We also found a service that can provide domains that are newly registered and domains that recently died, so we can keep our database up to date and even generate regular reports that state changes, improve sorting of result links, and write custom processors for clients to get more data from sites that meet their criteria.

Our thoughts were that we could query links to word press plugins used on sites and generate reports for commercial plugin developers, with regular updates about who uses, who are new users and who stopped using the plugin. But we haven't sent out many emails, so no answers yet.
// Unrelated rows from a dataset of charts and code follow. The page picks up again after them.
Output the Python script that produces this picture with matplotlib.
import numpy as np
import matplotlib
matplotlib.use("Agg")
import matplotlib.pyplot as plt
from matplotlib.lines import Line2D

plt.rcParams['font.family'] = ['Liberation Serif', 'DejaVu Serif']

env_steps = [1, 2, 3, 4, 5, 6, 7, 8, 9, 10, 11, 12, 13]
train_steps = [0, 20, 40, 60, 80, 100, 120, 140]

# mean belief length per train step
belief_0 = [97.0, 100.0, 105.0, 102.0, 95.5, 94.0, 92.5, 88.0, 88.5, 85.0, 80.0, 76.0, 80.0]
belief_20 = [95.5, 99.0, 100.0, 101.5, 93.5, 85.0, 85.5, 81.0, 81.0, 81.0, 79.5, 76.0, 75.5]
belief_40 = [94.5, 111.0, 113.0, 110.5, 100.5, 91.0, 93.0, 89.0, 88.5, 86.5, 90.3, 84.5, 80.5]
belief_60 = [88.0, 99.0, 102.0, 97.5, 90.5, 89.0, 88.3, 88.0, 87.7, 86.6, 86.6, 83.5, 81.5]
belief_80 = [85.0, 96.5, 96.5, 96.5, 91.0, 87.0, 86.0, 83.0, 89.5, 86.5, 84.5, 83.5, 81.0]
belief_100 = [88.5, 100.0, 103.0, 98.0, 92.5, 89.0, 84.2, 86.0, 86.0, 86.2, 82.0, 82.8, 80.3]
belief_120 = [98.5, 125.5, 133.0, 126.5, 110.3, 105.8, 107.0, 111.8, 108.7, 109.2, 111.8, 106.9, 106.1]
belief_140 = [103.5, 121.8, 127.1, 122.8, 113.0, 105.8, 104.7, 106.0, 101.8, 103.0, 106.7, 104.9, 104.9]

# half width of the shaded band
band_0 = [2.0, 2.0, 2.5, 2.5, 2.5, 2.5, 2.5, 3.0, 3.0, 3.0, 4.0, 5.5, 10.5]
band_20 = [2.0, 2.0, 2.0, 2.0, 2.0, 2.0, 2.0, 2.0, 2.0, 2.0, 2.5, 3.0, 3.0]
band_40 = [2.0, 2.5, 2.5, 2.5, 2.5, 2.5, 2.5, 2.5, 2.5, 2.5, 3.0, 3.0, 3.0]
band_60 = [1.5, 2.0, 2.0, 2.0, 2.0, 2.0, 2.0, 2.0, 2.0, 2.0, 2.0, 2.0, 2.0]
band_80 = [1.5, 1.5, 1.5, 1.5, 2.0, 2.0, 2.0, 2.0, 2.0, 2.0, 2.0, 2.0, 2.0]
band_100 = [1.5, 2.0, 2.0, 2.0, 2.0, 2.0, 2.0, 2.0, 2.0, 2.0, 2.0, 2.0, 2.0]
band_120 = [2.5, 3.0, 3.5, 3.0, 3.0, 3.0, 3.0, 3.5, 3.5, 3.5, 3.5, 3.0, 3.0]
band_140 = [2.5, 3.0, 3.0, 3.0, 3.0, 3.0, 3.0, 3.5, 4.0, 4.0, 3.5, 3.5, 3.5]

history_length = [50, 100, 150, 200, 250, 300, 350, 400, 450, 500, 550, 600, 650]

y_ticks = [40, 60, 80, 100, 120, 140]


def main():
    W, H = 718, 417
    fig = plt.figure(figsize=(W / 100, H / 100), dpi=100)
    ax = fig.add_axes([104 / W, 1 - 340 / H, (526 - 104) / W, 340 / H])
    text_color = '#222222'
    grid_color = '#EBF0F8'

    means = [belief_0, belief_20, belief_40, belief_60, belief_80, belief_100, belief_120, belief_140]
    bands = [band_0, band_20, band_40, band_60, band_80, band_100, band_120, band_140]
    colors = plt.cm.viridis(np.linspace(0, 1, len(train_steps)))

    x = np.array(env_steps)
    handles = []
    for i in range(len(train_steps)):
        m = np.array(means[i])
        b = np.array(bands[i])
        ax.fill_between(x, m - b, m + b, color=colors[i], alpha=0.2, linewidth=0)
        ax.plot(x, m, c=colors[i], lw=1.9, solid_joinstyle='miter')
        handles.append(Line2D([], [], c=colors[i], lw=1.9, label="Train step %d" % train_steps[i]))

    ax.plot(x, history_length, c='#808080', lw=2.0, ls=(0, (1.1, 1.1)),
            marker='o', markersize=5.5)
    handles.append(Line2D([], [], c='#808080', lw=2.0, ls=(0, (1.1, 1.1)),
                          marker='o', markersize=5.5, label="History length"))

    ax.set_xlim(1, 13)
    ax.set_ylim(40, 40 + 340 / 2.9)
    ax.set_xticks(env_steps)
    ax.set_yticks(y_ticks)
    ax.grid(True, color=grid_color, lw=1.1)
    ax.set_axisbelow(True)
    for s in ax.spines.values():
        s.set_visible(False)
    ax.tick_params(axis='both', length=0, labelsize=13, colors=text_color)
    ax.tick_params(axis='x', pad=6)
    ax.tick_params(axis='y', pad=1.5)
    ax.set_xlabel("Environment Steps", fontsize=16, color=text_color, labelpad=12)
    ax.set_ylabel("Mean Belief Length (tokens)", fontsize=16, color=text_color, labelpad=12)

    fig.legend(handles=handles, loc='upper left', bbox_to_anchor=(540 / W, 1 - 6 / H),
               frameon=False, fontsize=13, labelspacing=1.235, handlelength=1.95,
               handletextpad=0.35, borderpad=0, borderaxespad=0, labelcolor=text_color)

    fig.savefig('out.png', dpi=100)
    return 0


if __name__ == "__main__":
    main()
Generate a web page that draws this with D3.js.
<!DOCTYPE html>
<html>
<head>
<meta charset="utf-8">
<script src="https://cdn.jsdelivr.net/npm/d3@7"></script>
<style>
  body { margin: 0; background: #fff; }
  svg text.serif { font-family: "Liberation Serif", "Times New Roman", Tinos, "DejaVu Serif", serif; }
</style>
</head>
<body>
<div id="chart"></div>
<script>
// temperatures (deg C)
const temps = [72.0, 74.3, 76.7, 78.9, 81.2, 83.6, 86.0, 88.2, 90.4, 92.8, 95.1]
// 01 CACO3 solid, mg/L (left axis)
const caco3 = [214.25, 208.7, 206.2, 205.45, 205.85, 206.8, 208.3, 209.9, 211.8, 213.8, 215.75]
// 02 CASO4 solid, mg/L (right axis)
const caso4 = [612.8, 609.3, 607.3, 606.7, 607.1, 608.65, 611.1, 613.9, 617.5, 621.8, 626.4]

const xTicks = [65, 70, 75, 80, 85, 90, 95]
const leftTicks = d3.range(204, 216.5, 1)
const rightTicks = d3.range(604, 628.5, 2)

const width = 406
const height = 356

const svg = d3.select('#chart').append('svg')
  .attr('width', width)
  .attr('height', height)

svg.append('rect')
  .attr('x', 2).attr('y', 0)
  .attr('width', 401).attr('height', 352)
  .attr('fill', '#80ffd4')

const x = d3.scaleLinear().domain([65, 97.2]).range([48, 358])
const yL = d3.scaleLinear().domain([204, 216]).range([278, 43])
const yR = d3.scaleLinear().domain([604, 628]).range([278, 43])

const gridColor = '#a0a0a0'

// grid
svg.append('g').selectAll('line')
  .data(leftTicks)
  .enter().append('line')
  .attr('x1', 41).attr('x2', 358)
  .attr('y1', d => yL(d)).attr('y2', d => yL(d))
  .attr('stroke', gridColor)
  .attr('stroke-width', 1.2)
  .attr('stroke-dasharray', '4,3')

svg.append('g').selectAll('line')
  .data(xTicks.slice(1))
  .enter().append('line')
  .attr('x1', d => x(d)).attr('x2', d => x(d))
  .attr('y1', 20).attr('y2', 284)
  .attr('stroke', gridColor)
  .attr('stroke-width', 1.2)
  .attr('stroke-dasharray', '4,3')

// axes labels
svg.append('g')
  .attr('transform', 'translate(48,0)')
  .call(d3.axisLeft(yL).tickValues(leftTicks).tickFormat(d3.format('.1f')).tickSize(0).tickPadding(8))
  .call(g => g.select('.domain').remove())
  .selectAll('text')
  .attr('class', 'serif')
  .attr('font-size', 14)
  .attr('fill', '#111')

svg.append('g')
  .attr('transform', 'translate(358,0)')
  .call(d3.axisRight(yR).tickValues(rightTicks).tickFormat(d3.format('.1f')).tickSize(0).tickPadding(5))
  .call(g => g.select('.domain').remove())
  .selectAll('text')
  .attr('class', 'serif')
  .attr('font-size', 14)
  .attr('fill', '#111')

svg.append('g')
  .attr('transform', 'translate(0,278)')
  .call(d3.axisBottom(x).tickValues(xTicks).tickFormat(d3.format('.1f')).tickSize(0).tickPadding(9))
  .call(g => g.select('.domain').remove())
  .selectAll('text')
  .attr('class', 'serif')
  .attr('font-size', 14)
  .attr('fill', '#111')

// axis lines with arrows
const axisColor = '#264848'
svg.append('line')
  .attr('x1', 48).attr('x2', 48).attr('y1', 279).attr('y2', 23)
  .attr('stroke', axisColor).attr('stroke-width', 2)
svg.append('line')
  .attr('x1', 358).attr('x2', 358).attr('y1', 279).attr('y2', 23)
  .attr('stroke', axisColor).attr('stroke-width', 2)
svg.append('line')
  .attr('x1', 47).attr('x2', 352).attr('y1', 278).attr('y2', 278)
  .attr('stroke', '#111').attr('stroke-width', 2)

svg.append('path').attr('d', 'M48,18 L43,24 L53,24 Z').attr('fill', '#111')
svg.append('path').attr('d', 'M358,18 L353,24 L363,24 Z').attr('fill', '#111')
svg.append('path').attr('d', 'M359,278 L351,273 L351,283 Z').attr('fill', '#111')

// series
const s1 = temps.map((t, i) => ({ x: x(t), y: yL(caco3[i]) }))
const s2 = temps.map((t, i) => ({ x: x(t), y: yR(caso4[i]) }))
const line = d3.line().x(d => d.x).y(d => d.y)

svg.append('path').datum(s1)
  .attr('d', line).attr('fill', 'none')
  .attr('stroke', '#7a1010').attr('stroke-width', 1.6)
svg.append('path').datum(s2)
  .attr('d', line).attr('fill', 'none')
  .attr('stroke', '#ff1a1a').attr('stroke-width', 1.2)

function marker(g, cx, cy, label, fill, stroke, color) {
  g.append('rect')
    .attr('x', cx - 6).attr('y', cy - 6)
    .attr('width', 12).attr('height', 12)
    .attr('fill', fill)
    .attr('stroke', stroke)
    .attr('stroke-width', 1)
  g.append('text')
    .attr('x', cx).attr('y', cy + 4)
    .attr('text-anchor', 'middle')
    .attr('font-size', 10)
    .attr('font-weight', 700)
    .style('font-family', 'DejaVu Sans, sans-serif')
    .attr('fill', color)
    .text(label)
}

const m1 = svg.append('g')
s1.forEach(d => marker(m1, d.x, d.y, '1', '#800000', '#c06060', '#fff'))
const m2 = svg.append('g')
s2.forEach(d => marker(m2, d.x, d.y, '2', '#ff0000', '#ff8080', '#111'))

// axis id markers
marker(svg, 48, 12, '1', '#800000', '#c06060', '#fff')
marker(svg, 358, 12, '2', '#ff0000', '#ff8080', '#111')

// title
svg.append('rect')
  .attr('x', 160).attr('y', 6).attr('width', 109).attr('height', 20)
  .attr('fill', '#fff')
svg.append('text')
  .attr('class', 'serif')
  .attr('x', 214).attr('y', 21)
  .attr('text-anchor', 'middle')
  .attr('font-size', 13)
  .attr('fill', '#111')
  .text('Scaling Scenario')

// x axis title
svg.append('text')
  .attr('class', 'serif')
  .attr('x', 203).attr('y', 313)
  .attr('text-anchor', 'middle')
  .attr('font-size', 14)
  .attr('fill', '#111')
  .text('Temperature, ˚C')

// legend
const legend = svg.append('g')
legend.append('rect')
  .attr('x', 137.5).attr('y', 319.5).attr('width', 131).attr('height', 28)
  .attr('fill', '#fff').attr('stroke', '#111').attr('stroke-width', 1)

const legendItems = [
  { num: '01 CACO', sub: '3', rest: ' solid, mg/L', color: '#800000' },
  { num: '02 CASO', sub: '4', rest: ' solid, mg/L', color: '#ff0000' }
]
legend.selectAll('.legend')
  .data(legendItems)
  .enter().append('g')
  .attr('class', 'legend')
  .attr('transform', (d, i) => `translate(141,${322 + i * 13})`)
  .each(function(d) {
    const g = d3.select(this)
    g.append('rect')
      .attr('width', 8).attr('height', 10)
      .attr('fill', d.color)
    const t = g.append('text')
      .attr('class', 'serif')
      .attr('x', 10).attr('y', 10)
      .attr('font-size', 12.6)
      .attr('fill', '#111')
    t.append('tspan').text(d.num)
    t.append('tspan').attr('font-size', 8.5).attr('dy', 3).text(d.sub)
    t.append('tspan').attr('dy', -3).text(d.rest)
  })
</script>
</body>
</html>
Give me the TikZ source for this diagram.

Example of the juicy part of our data: {

  "source_url": "http://www.wikipedia.org",

  "source_domain": "www.wikipedia.org",

  "destination_url": "https://creativecommons.org/licenses/by-sa/4.0/",

  "destination_domain": "creativecommons.org",

  "link_type": "EXTERNAL_LINK",

  "anchor_text": "Creative Commons Attribution-ShareAlike License"
}

Please help us gather ideas who could be interested in such data and possible insights(leads from sites using competitors, sites using your plugin what plugins get combined with yours most often, which sites are most referred on others, which have contact forms or contact us pages and collect these forms. Google analytics, google ads usage. Does site have links to Google Play and or App Store. Links to social media sites and which SM accounts are most often found on sites home pages) We're sitting on a well of information and we don't know what to find from it and what people would be interested in. Damn, we could be doing graphs and maps and we're just sitting here "ehh what would be interesting to people" with a lot of "m"'s like that doggo.

Help us find ideas what to do with that data and who to target.

If you want to get such data to do something fun, write us, we can devise the query and send you the results no problem)

Thanks a bunch! Looking forward to your comments


  👤 ordinaryalice Accepted Answer ✓
Why did you decide to mine this data specifically if you have trouble finding a market for it?